Meekins 101: Here's where the race for the next big thing has brought us: to a kid who graduated high school this year. Seriously. Cam Meekins is an 18-year-old from the educated Boston suburb of Wellesley (yes, home of the women's liberal arts college). You'd think this would net some kind of cool literary allusions or something... but no; instead, Meekins gives us things like a remix of "Teach Me How to Dougie."
Sample Song Titles and Lyrics: "High School Parties," "No Place to Go," "I'm Bored"; "And I'm skipping out of class so I ring the alarm/And smoke grass till my ass fall deep in the car" (from "High School Parties")
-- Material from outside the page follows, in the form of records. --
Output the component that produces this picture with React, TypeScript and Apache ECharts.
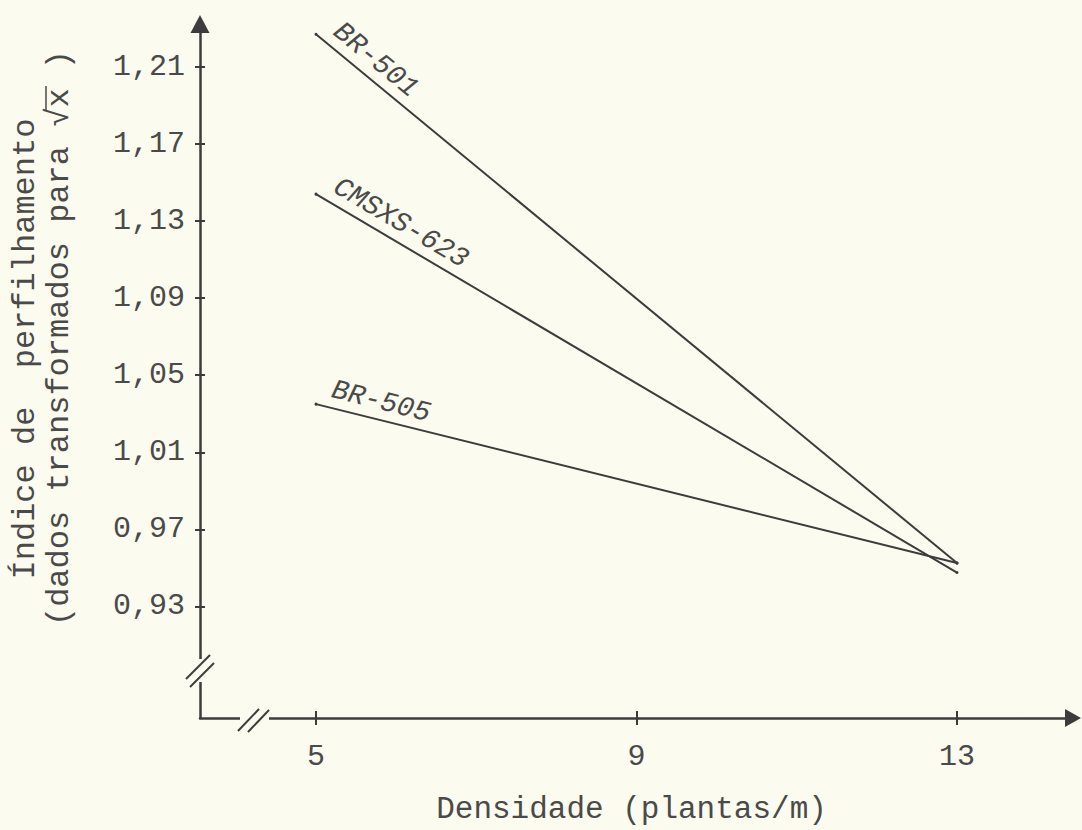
import React, { useEffect, useRef } from "react";
import * as echarts from "echarts";

// Densidade (plantas/m)
const densidade = [5, 13];
// Índice de perfilhamento (dados transformados para √x)
const br501 = [1.227, 0.9525];
const cmsxs623 = [1.144, 0.9476];
const br505 = [1.035, 0.9525];
const seriesNames = ["BR-501", "CMSXS-623", "BR-505"];
const labelAngles = [-39.5, -30.5, -14];

const yTicks = [0.93, 0.97, 1.01, 1.05, 1.09, 1.13, 1.17, 1.21];
const xTicks = [5, 9, 13];

const BG = "#fbfbef";
const INK = "#3c3c3c";
const TEXT = "#4a4a4a";
const FONT = "Liberation Mono";

export default function App() {
  const ref = useRef<HTMLDivElement>(null);
  useEffect(() => {
    if (!ref.current) return;
    const chart = echarts.init(ref.current, null, { renderer: "svg" });
    const yMin = 0.8721;
    const yMax = 1.2323;
    const xMin = 3.5523;
    const xMax = 14.448;

    const allSeries = [br501, cmsxs623, br505];
    const series = allSeries.map((vals, si) => ({
      type: "line",
      name: seriesNames[si],
      xAxisIndex: 0,
      yAxisIndex: 0,
      symbol: "circle",
      symbolSize: 3,
      showSymbol: true,
      lineStyle: { color: INK, width: 2 },
      itemStyle: { color: INK },
      data: densidade.map((x, i) =>
        i === 0
          ? {
              value: [x, vals[i]],
              label: {
                show: true,
                formatter: seriesNames[si],
                position: [1.5, 1.5],
                align: "left",
                verticalAlign: "bottom",
                rotate: labelAngles[si],
                padding: [0, 0, 4, 12],
                fontFamily: FONT,
                fontStyle: "italic",
                fontSize: 28,
                color: TEXT,
              },
            }
          : { value: [x, vals[i]], label: { show: false } }
      ),
    }));

    const option: any = {
      animation: false,
      backgroundColor: BG,
      grid: { left: 200, right: 9, top: 24, bottom: 112, containLabel: false },
      xAxis: [
        {
          type: "value",
          min: xMin,
          max: xMax,
          axisLine: {
            show: true,
            lineStyle: { color: INK, width: 2.5 },
            symbol: ["none", "triangle"],
            symbolSize: [18, 16],
          },
          axisTick: { show: true, length: 7, customValues: xTicks, lineStyle: { color: INK, width: 2 } },
          axisLabel: {
            show: true,
            customValues: xTicks,
            formatter: (v: number) => String(v),
            fontFamily: FONT,
            fontSize: 30,
            color: TEXT,
            margin: 24,
          },
          splitLine: { show: false },
          name: "Densidade (plantas/m)",
          nameLocation: "middle",
          nameGap: 76,
          nameTextStyle: { fontFamily: FONT, fontSize: 31, color: TEXT, padding: [0, 10, 0, 0] },
        },
        {
          type: "value",
          min: xMin,
          max: xMax,
          position: "bottom",
          axisLine: { show: false },
          axisTick: { show: true, inside: true, length: 7, customValues: xTicks, lineStyle: { color: INK, width: 2 } },
          axisLabel: { show: false },
          splitLine: { show: false },
        },
      ],
      yAxis: [
        {
          type: "value",
          min: yMin,
          max: yMax,
          axisLine: {
            show: true,
            lineStyle: { color: INK, width: 2.5 },
            symbol: ["none", "triangle"],
            symbolSize: [19, 18],
          },
          axisTick: { show: true, length: 5, customValues: yTicks, lineStyle: { color: INK, width: 2 } },
          axisLabel: {
            show: true,
            customValues: yTicks,
            formatter: (v: number) => v.toFixed(2).replace(".", ","),
            fontFamily: FONT,
            fontSize: 30,
            color: TEXT,
            margin: 15,
          },
          splitLine: { show: false },
        },
        {
          type: "value",
          min: yMin,
          max: yMax,
          position: "left",
          axisLine: { show: false },
          axisTick: { show: true, inside: true, length: 5, customValues: yTicks, lineStyle: { color: INK, width: 2 } },
          axisLabel: { show: false },
          splitLine: { show: false },
        },
      ],
      graphic: [
        // axis break on the y axis
        { type: "rect", z: 100, shape: { x: 193, y: 659, width: 14, height: 23 }, style: { fill: BG } },
        { type: "line", z: 101, shape: { x1: 186, y1: 679, x2: 210, y2: 655 }, style: { stroke: INK, lineWidth: 2 } },
        { type: "line", z: 101, shape: { x1: 190, y1: 687, x2: 214, y2: 663 }, style: { stroke: INK, lineWidth: 2 } },
        // axis break on the x axis
        { type: "rect", z: 100, shape: { x: 240, y: 712, width: 29, height: 12 }, style: { fill: BG } },
        { type: "line", z: 101, shape: { x1: 238, y1: 731, x2: 259, y2: 709 }, style: { stroke: INK, lineWidth: 2 } },
        { type: "line", z: 101, shape: { x1: 248, y1: 732, x2: 269, y2: 710 }, style: { stroke: INK, lineWidth: 2 } },
        // y axis title (two lines)
        {
          type: "text",
          z: 100,
          x: 25,
          y: 349,
          rotation: Math.PI / 2,
          style: {
            text: "Índice de  perfilhamento",
            fontFamily: FONT,
            fontSize: 32,
            fill: TEXT,
            align: "center",
            verticalAlign: "middle",
          },
        },
        {
          type: "text",
          z: 100,
          x: 59,
          y: 338,
          rotation: Math.PI / 2,
          style: {
            text: "(dados transformados para √x )",
            fontFamily: FONT,
            fontSize: 32,
            fill: TEXT,
            align: "center",
            verticalAlign: "middle",
          },
        },
        // radical overline
        { type: "line", z: 101, shape: { x1: 46, y1: 86, x2: 46, y2: 110 }, style: { stroke: TEXT, lineWidth: 1.5 } },
      ],
      series,
    };
    chart.setOption(option);
    return () => chart.dispose();
  }, []);
  return (
    <div
      ref={ref}
      style={{ position: "fixed", left: 0, top: 0, width: 1082, height: 830, background: BG }}
    />
  );
}
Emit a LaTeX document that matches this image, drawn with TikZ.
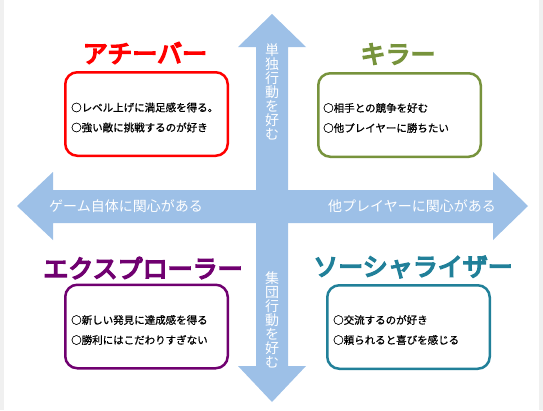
\documentclass[tikz,border=0pt]{standalone}
\usepackage{fontspec}
\usepackage{tikz}
\newfontfamily\jp[FakeBold=0.8]{Noto Sans CJK JP}
\newfontfamily\jplabel{Noto Sans CJK JP}
\newfontfamily\jptitle[FakeBold=6]{Noto Sans CJK JP}
\definecolor{arrowBlue}{RGB}{157,192,231}
\definecolor{achRed}{RGB}{255,0,0}
\definecolor{killGreen}{RGB}{119,147,60}
\definecolor{expPurple}{RGB}{112,0,112}
\definecolor{socTeal}{RGB}{33,128,153}
\tikzset{
  typebox/.style={draw, line width=2.5pt, rounded corners=12pt, minimum width=162.5pt, minimum height=83.5pt, fill=white},
  typename/.style={font=\jptitle\fontsize{25}{25}\selectfont, inner sep=0pt},
  boxtext/.style={font=\jp\fontsize{10.5}{20}\selectfont, align=left, anchor=west, inner sep=0pt},
  axislabel/.style={font=\jplabel\fontsize{14}{14}\selectfont, text=white, inner sep=0pt, align=center}
}

\begin{document}
\begin{tikzpicture}[x=1pt, y=-1pt]
        \useasboundingbox (0,0) rectangle (543,410);
        \fill[gray!12] (0,0) rectangle (4,410);
        \fill[gray!12] (539,0) rectangle (543,410);
        \fill[arrowBlue] (272,14) -- (306,47) -- (288,47) -- (288,366) -- (306,366) -- (272,402)
          -- (238,366) -- (256,366) -- (256,47) -- (238,47) -- cycle;
        \fill[arrowBlue] (17,206) -- (53,172) -- (53,190) -- (493,190) -- (493,172) -- (528,206)
          -- (493,240) -- (493,223) -- (53,223) -- (53,240) -- cycle;
        \node[axislabel] (solo) at (272,92) {単\\独\\行\\動\\を\\好\\む};
        \node[axislabel] (group) at (272,320) {集\\団\\行\\動\\を\\好\\む};
        \node[axislabel] (world) at (126,206) {ゲーム自体に関心がある};
        \node[axislabel] (players) at (412,206) {他プレイヤーに関心がある};
        \node[typebox, draw=achRed] (achiever) at (146.5,114) {};
        \node[typebox, draw=killGreen] (killer) at (399.5,115) {};
        \node[typebox, draw=expPurple] (explorer) at (146.5,326.5) {};
        \node[typebox, draw=socTeal] (socializer) at (408.5,327) {};
        \node[typename, text=achRed] (achName) at (145,53) {アチーバー};
        \node[typename, text=killGreen] (killName) at (398,54) {キラー};
        \node[typename, text=expPurple] (expName) at (143,268) {エクスプローラー};
        \node[typename, text=socTeal] (socName) at (413,267) {ソーシャライザー};
        \node[boxtext] (achText) at ([xshift=7pt, yshift=-3.5pt]achiever.west) {○レベル上げに満足感を得る。\\○強い敵に挑戦するのが好き};
        \node[boxtext] (killText) at ([xshift=6pt, yshift=-3pt]killer.west) {○相手との競争を好む\\○他プレイヤーに勝ちたい};
        \node[boxtext] (expText) at ([xshift=7pt, yshift=-3.5pt]explorer.west) {○新しい発見に達成感を得る\\○勝利にはこだわりすぎない};
        \node[boxtext] (socText) at ([xshift=7pt, yshift=-3pt]socializer.west) {○交流するのが好き\\○頼られると喜びを感じる};
      \end{tikzpicture}
\end{document}
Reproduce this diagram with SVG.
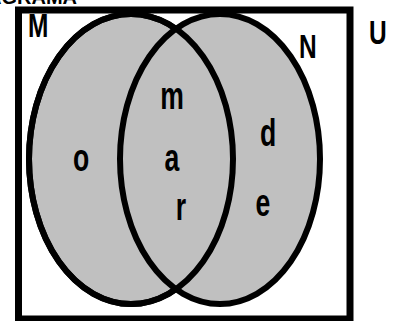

Frat Factor: A tough one. Meekins is nowhere near ready for the international rap stage, but it seems unfair to give the "frat" title to someone barely college-aged. Jury's still out, mainly because we feel wrong making fun of children.
It's there that he got his first larger public break of sorts, rocking the college-party circuit and eventually opening for Lupe Fiasco there after winning a talent competition. Though he's said he grew up listening to standard boomer-era classic rock, he's credited Eminem with being his inspiration to first rap. To his credit, he's never tried to hide or apologize for any of this; he even released his own unofficial remix of Roth's "I Love College."
Sample Song Titles and Lyrics: Webby's individual track titles don't reveal much; his mixtape titles are more telling: Teenage Mutant Ninja Rapper, Best in the Burbs, and the Underclassmen among them.
As for lyrics, here's a snippet from "Off the Chain," which he admits in the spoken intro was written in 45 minutes while he was high: "Drop shit so sick I need an antibiotic/I'm an otter, and I'll crack you like the shell of a mollusk."
Frat Factor: Five beers out of six -- totally, utterly fratty, but not necessarily evil.
Adams 101: What's with a small radius of New England churning these guys out? Adams -- that's actually his real first and middle name -- also hails from Massachusetts. He gets some "street cred" for growing up mostly in an actual city, Boston, albeit in cutesy Cambridge. (At 17, his parents moved the family out of the county to the small town of Wayland.)
Not only did he attend a small private college -- Trinity, again in Connecticut! -- but he was an all-star soccer player there. Unsurprisingly, his hip-hop pedigree doesn't run too deep, but he started getting a fair deal of Internet attention with his own -- surprise! -- Roth response called, creatively, "I Hate College."
Sample Song Titles and Lyrics: "Tab Open," "Feel Me Feeling You," and "Frat Star"; "So girl come get at us/I promise you'll get mad love/I run this campus anyway baby/I got this wrapped up" (from "Frat Star").